Ringraziamo la professoressa Raffaella Morselli per aver suggerito l’attribuzione, dopo aver visionato l'opera dal vivo.
Seconda la studiosa, il dipinto costituisce una bellissima ed inedita prova che va ad arricchire il corpus di Giovan Giacomo Sementi, stretto collaboratore di Guido Reni durante il suo soggiorno romano. Le influenze reniane emergono chiaramente nella figura della santa che recupera alcuni celebri modelli del maestro, per esempio quello della Santa Cecilia commissionata dal cardinal Paolo Emilio Sfondrati, passata nella collezione del cardinal Scipione Caffarelli-Borghese e che oggi è conservata al Norton Simon Museum (inv. F.1973.23.P). Guarda a questa composizione un’altra opera di Sementi del periodo bolognese, il Martirio di Santa Vittoria (Milano, Pinacoteca di Brera) che, nella figura della martire, offre un termine di confronto con la Santa Cecilia in esame. Era prassi per gli artisti operanti nella bottega di Reni non solo affiancare e sostituire il maestro ma anche produrre fedeli versioni delle sue composizioni più fortunate, esercizio dovuto all’esigente richiesta dei numerosi collezionisti (M. Francucci, Giovanni Giacomo Sementi, tra Bologna e Roma, in “Paragone”, anno LXVI, 123-124, settembre-novembre 2015, pp. 21-22).

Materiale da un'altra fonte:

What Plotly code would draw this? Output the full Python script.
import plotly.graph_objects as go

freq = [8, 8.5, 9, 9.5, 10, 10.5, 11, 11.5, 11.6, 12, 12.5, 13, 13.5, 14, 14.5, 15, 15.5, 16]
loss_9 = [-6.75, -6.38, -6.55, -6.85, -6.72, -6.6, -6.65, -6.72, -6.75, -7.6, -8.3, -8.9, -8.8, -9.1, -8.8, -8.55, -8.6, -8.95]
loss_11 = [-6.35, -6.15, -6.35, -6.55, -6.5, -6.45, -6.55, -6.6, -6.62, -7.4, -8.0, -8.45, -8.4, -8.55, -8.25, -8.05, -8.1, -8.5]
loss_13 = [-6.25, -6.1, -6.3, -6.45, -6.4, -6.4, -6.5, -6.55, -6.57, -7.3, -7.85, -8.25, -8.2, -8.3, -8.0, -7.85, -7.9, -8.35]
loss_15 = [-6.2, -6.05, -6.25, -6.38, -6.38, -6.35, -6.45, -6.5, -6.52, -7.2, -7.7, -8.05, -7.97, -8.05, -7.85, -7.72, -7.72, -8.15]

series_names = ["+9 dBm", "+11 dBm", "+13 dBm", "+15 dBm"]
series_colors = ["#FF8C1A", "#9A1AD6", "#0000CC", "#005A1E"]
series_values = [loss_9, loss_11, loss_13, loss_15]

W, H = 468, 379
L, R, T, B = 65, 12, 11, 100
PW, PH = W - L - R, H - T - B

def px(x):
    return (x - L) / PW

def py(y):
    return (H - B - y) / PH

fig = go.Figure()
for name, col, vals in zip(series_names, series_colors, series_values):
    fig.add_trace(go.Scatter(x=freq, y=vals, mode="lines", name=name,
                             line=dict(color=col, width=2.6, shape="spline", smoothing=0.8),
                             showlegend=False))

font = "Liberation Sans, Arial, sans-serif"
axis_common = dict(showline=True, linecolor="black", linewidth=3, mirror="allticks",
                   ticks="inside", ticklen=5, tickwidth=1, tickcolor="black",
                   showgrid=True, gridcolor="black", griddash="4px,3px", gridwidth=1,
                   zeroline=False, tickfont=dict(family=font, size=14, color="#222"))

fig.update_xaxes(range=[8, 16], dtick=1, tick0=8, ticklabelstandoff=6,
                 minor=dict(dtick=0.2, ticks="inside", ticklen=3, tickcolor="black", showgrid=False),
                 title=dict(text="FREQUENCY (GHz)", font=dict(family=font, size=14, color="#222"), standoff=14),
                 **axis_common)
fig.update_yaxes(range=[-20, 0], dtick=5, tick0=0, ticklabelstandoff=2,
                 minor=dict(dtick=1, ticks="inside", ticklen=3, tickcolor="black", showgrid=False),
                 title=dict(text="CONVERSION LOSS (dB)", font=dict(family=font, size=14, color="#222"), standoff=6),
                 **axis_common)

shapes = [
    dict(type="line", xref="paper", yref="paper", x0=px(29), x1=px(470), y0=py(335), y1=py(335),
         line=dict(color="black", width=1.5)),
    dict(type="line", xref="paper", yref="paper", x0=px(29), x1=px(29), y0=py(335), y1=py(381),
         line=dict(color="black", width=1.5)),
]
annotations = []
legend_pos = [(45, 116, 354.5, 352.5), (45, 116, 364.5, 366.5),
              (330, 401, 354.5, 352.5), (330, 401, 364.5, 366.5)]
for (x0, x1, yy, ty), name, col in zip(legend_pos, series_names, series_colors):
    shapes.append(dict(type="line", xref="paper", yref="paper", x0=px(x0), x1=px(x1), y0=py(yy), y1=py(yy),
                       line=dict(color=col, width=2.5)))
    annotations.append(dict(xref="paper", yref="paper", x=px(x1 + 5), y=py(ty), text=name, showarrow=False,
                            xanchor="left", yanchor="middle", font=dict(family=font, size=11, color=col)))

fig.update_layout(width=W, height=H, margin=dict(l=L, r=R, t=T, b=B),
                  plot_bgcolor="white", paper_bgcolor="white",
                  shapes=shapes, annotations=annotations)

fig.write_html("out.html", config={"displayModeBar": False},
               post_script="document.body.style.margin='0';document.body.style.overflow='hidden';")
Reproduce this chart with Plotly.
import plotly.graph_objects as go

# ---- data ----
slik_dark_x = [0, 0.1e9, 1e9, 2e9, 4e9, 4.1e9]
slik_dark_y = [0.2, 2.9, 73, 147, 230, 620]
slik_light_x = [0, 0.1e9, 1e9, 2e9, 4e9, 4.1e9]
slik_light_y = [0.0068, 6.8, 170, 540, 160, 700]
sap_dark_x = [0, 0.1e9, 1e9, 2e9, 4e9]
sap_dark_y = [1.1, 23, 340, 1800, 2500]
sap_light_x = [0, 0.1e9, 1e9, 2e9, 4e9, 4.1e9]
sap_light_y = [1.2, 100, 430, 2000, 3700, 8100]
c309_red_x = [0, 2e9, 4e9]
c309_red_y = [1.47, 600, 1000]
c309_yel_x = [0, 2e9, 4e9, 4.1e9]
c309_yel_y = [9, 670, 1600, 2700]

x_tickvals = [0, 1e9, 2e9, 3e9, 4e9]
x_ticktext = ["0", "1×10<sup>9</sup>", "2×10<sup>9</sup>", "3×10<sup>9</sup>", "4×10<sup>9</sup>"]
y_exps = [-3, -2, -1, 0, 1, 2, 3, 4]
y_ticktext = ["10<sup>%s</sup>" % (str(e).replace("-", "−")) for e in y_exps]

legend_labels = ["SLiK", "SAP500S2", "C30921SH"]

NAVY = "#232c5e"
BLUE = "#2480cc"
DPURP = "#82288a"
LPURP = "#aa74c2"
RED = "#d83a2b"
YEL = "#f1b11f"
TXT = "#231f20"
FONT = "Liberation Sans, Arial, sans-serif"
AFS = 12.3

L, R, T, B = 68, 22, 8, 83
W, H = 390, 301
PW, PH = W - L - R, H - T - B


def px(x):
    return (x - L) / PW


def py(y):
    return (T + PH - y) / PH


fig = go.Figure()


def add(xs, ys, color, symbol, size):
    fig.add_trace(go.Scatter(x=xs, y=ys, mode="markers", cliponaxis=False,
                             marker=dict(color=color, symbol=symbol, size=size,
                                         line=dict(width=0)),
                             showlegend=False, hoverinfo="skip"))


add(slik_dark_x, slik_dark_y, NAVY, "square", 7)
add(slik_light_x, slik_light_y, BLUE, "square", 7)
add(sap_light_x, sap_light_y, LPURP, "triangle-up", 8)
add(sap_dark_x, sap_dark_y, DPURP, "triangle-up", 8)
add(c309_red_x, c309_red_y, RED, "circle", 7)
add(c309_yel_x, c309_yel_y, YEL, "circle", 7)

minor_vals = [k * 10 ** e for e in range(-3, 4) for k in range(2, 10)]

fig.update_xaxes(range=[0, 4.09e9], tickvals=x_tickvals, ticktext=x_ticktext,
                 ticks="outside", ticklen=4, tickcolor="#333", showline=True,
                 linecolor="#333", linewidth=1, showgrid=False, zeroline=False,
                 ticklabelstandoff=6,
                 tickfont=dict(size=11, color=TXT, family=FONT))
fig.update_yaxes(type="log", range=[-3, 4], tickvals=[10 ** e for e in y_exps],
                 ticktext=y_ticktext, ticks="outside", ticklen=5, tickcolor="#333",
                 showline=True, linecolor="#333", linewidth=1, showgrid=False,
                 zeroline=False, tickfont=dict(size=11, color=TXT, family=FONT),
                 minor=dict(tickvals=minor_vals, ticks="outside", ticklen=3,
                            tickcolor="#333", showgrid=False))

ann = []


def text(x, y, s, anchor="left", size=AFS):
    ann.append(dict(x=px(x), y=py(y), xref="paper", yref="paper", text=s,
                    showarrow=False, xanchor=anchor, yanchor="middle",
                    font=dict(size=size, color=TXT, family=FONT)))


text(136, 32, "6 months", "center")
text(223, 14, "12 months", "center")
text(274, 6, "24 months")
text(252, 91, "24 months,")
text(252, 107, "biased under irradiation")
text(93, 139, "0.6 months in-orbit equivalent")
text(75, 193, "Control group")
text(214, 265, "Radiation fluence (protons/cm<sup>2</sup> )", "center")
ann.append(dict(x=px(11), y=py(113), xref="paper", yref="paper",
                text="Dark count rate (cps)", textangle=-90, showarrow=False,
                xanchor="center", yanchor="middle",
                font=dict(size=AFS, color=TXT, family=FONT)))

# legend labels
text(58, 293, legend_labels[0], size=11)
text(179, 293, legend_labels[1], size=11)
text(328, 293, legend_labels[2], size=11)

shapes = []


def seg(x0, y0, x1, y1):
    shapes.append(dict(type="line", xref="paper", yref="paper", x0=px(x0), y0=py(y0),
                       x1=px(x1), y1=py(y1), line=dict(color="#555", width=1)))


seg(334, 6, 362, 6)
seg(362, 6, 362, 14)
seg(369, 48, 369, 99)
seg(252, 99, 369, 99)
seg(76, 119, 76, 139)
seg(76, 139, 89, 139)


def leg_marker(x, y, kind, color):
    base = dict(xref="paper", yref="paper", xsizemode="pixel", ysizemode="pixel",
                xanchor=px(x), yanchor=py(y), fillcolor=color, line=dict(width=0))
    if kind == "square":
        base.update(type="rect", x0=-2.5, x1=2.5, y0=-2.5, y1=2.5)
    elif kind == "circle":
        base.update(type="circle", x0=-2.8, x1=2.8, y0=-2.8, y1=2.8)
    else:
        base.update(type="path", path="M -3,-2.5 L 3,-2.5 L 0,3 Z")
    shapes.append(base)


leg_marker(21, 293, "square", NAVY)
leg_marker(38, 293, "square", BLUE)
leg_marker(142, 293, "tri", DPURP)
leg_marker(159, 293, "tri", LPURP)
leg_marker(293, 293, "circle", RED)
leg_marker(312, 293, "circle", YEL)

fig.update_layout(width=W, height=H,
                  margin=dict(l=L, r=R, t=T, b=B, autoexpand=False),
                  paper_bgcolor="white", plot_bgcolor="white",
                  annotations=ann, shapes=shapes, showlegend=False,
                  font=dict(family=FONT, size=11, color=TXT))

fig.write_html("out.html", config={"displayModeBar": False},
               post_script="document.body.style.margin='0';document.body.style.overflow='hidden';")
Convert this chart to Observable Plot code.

A seguito del trasferimento del pittore a Roma nel 1624, la matrice bolognese viene liberamente reinterpretata con elementi di influenza romana, permettendo a Sementi di raggiungere alti esiti “in cui la perfezione ideale del mondo reniano si contamina con suggestioni naturaliste, avvalendosi comunque di colori sgargianti e giungendo a forgiare un nuovo accattivante immaginario” (M. Francucci, op. cit., p. 27, sul periodo romano del pittore, cfr. G. Serafinelli, L’ultimo soggiorno romano di Giovan Giacomo Sementi, collaboratore di Guido Reni: alcune novità e una conferma documentaria sulla sua data di morte, in "Valori tattili", 2015, n. 5-6, p. 300).
La prof.ssa Morselli suggerisce, in particolare, un confronto con altre due opere eseguite da Sementi a Roma: l’Allegoria della Vanità (Torino, Galleria Sabauda) e la Flora (Modena, collezione bancaria).